== Instructions for the task ==
All records are to be retyped faithfully and completely.

----- Provided data -----

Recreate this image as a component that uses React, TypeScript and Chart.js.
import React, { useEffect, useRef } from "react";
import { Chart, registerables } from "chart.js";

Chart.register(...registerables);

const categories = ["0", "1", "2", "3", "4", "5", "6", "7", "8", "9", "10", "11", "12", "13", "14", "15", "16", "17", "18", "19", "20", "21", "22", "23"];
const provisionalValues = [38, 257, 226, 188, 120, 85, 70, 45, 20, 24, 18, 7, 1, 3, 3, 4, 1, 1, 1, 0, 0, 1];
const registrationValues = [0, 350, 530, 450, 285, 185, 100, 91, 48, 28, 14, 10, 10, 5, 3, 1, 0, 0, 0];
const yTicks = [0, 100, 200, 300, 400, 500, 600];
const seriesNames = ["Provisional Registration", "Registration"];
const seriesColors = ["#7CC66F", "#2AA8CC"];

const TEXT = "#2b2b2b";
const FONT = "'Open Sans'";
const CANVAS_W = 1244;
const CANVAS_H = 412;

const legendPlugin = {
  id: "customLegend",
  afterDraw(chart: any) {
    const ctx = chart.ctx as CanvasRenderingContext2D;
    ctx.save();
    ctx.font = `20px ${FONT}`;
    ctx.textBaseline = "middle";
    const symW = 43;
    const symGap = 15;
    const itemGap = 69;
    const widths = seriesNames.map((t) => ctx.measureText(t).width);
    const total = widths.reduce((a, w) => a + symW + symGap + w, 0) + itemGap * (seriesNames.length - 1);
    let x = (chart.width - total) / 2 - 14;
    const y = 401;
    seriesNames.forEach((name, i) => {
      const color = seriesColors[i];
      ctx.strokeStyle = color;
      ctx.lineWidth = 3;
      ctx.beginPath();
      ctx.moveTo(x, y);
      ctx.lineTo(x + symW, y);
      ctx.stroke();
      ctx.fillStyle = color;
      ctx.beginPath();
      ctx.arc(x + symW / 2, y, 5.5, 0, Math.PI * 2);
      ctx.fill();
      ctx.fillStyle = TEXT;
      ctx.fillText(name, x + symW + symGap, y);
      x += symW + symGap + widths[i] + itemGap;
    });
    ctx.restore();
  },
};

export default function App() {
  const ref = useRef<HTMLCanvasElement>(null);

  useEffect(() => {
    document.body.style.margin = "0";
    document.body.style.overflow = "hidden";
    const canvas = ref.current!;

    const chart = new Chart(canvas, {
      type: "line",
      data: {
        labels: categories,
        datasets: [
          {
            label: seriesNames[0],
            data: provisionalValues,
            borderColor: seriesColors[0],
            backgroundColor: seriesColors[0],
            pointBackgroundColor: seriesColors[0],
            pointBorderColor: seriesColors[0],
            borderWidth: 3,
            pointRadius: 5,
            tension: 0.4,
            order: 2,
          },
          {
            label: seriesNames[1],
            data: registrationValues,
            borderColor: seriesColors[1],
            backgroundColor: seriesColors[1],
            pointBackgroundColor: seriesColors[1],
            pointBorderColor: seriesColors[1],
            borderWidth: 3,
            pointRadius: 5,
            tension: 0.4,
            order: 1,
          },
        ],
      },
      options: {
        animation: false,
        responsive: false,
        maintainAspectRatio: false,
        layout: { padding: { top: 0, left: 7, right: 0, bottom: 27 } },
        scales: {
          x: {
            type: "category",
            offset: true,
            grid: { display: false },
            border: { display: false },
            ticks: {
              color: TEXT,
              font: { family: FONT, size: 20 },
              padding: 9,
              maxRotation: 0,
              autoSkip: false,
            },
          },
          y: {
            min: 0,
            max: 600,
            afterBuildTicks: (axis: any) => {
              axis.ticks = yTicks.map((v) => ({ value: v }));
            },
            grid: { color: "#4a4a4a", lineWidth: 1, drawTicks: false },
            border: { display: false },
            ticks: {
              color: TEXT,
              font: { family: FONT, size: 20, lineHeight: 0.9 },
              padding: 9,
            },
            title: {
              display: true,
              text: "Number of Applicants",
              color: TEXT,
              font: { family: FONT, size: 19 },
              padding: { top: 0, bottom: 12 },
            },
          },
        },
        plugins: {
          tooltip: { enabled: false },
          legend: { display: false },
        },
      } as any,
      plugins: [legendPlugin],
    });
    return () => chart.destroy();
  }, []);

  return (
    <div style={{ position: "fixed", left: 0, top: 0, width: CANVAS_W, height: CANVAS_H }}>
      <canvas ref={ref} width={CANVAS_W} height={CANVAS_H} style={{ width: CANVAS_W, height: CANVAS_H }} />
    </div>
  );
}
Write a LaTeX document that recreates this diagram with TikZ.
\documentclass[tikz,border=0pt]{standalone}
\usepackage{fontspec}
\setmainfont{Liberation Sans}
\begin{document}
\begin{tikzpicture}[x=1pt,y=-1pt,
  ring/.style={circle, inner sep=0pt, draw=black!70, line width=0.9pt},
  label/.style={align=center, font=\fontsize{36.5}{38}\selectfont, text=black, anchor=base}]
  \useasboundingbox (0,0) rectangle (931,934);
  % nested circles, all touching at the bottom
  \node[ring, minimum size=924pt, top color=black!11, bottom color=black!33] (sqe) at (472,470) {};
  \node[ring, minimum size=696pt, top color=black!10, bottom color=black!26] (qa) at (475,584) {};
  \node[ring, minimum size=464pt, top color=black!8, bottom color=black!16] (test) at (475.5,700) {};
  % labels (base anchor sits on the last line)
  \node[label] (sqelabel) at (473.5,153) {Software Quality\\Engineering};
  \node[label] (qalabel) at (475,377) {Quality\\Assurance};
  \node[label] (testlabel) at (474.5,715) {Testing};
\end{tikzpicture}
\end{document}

-----

== Completed task ==
Recreate this image as a component that uses React, TypeScript and Chart.js.
import React, { useEffect, useRef } from "react";
import { Chart, registerables } from "chart.js";

Chart.register(...registerables);

const categories = ["0", "1", "2", "3", "4", "5", "6", "7", "8", "9", "10", "11", "12", "13", "14", "15", "16", "17", "18", "19", "20", "21", "22", "23"];
const provisionalValues = [38, 257, 226, 188, 120, 85, 70, 45, 20, 24, 18, 7, 1, 3, 3, 4, 1, 1, 1, 0, 0, 1];
const registrationValues = [0, 350, 530, 450, 285, 185, 100, 91, 48, 28, 14, 10, 10, 5, 3, 1, 0, 0, 0];
const yTicks = [0, 100, 200, 300, 400, 500, 600];
const seriesNames = ["Provisional Registration", "Registration"];
const seriesColors = ["#7CC66F", "#2AA8CC"];

const TEXT = "#2b2b2b";
const FONT = "'Open Sans'";
const CANVAS_W = 1244;
const CANVAS_H = 412;

const legendPlugin = {
  id: "customLegend",
  afterDraw(chart: any) {
    const ctx = chart.ctx as CanvasRenderingContext2D;
    ctx.save();
    ctx.font = `20px ${FONT}`;
    ctx.textBaseline = "middle";
    const symW = 43;
    const symGap = 15;
    const itemGap = 69;
    const widths = seriesNames.map((t) => ctx.measureText(t).width);
    const total = widths.reduce((a, w) => a + symW + symGap + w, 0) + itemGap * (seriesNames.length - 1);
    let x = (chart.width - total) / 2 - 14;
    const y = 401;
    seriesNames.forEach((name, i) => {
      const color = seriesColors[i];
      ctx.strokeStyle = color;
      ctx.lineWidth = 3;
      ctx.beginPath();
      ctx.moveTo(x, y);
      ctx.lineTo(x + symW, y);
      ctx.stroke();
      ctx.fillStyle = color;
      ctx.beginPath();
      ctx.arc(x + symW / 2, y, 5.5, 0, Math.PI * 2);
      ctx.fill();
      ctx.fillStyle = TEXT;
      ctx.fillText(name, x + symW + symGap, y);
      x += symW + symGap + widths[i] + itemGap;
    });
    ctx.restore();
  },
};

export default function App() {
  const ref = useRef<HTMLCanvasElement>(null);

  useEffect(() => {
    document.body.style.margin = "0";
    document.body.style.overflow = "hidden";
    const canvas = ref.current!;

    const chart = new Chart(canvas, {
      type: "line",
      data: {
        labels: categories,
        datasets: [
          {
            label: seriesNames[0],
            data: provisionalValues,
            borderColor: seriesColors[0],
            backgroundColor: seriesColors[0],
            pointBackgroundColor: seriesColors[0],
            pointBorderColor: seriesColors[0],
            borderWidth: 3,
            pointRadius: 5,
            tension: 0.4,
            order: 2,
          },
          {
            label: seriesNames[1],
            data: registrationValues,
            borderColor: seriesColors[1],
            backgroundColor: seriesColors[1],
            pointBackgroundColor: seriesColors[1],
            pointBorderColor: seriesColors[1],
            borderWidth: 3,
            pointRadius: 5,
            tension: 0.4,
            order: 1,
          },
        ],
      },
      options: {
        animation: false,
        responsive: false,
        maintainAspectRatio: false,
        layout: { padding: { top: 0, left: 7, right: 0, bottom: 27 } },
        scales: {
          x: {
            type: "category",
            offset: true,
            grid: { display: false },
            border: { display: false },
            ticks: {
              color: TEXT,
              font: { family: FONT, size: 20 },
              padding: 9,
              maxRotation: 0,
              autoSkip: false,
            },
          },
          y: {
            min: 0,
            max: 600,
            afterBuildTicks: (axis: any) => {
              axis.ticks = yTicks.map((v) => ({ value: v }));
            },
            grid: { color: "#4a4a4a", lineWidth: 1, drawTicks: false },
            border: { display: false },
            ticks: {
              color: TEXT,
              font: { family: FONT, size: 20, lineHeight: 0.9 },
              padding: 9,
            },
            title: {
              display: true,
              text: "Number of Applicants",
              color: TEXT,
              font: { family: FONT, size: 19 },
              padding: { top: 0, bottom: 12 },
            },
          },
        },
        plugins: {
          tooltip: { enabled: false },
          legend: { display: false },
        },
      } as any,
      plugins: [legendPlugin],
    });
    return () => chart.destroy();
  }, []);

  return (
    <div style={{ position: "fixed", left: 0, top: 0, width: CANVAS_W, height: CANVAS_H }}>
      <canvas ref={ref} width={CANVAS_W} height={CANVAS_H} style={{ width: CANVAS_W, height: CANVAS_H }} />
    </div>
  );
}
Write a LaTeX document that recreates this diagram with TikZ.
\documentclass[tikz,border=0pt]{standalone}
\usepackage{fontspec}
\setmainfont{Liberation Sans}
\begin{document}
\begin{tikzpicture}[x=1pt,y=-1pt,
  ring/.style={circle, inner sep=0pt, draw=black!70, line width=0.9pt},
  label/.style={align=center, font=\fontsize{36.5}{38}\selectfont, text=black, anchor=base}]
  \useasboundingbox (0,0) rectangle (931,934);
  % nested circles, all touching at the bottom
  \node[ring, minimum size=924pt, top color=black!11, bottom color=black!33] (sqe) at (472,470) {};
  \node[ring, minimum size=696pt, top color=black!10, bottom color=black!26] (qa) at (475,584) {};
  \node[ring, minimum size=464pt, top color=black!8, bottom color=black!16] (test) at (475.5,700) {};
  % labels (base anchor sits on the last line)
  \node[label] (sqelabel) at (473.5,153) {Software Quality\\Engineering};
  \node[label] (qalabel) at (475,377) {Quality\\Assurance};
  \node[label] (testlabel) at (474.5,715) {Testing};
\end{tikzpicture}
\end{document}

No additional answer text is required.